そこから持ち物や、[障壁]や[再生]の強度の確認、幾つかの打ち合わせをしたら出発だ。


蒼子:自己紹介要らないよね?(笑)

目映:もう役割分担までしてるのに?(笑)


ロシナンテ:びっくりするほどな(笑) ああ、そうだ、ここで一回 《インヴォークリアクト》を使用しておく。

目映:それすごい大事だね。わたしも 《スウェア・バイ・ソード》をここで使っておきます。対象はロシナンテさんで!


GM:了解しました。ではこれでオープニングは終了。ミドルフェイズに移りたいと思います。各自【因果力】を1点増やしておいてくださいね。

一同:はーい。


註1.『いやじゃいやじゃ、~しとうない』 「待って!初春ちゃんそんなこと言ってない!」


註2.『円東あきば』 〈円卓会議〉が運営する〈アキバ冒険斡旋所〉の常勤職員。猫人族の美女。色々れべるたかい


註3.『笑うとは本来~』 笑うとは本来攻撃的なものであり、獣が牙をむく行為が原点である。詳しくは『シグルイ』参照。


註4.『その胸は平坦であった』 『ニンジャスレイヤー』界隈でのネタ。ヒロインの一人、ヤモト=コキが登場するたびにヘッズが口にする、彼女の身体的特徴の一つ。その胸は平坦であった。


註5.『スゴイ・シツレイ!』 『ニンジャスレイヤー』における礼節に反した行為、言動を指すスラング。マッポー的日本では最も恥ずべき・してはならない行為であり、作中でこれを犯した者はどちらも悲惨な死を遂げている。命の奪い合いをするニンジャにおいても、シツレイを犯した者の末路は哀れである。


註6.『〈D.D.D〉』 アキバの五大戦闘ギルドの一つ。ヤマトサーバー最大規模の構成員と高精度の情報共有性を誇る。


註7. 『リーゼ』 〈D.D.D〉に所属する〈妖術師〉のハーフアルヴの少女。教導部隊に所属し、大規模戦闘における戦術や連携を教える。どこがとは言わないが、ぺったん。

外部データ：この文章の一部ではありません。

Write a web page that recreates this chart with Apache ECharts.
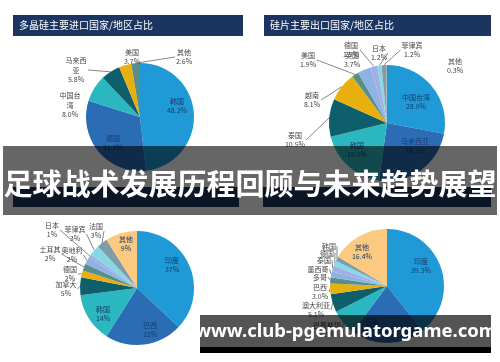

註8.『〈ホネスティ〉』 アキバの五大戦闘ギルドの一つ。「攻略情報の共有」を目的に運営されている。


註9.『アインス』 ライムグリーンの長髪と神経質と言われるような容貌を持つヒューマン男性の〈神祇官〉。あだ名は「先生」。


註10.『〈記録の地平線〉』 〈円卓〉の中で最も地味なギルドマスター、シロエが率いる小規模互助系ギルド。


註11.『シロエ』  原作『ログ・ホライズン』主人公。ハーフアルヴの青年で、「腹ぐろ眼鏡」のあだ名を持つ凄腕の〈付与術師〉だが、本リプレイではパセリみたいな扱い。


註12.『実験だからこそ極端な状況を~』 比較実験における基本的な考え方の一つ。出来る限り余計な要素を排除することで、データの精度を高める。


註13.『〈三日月同盟〉』 現在アキバで最も有名な互助ギルド。多くの初心者プレイヤー、低レベルキャラクターを抱えており、この合宿にも参加者が多い。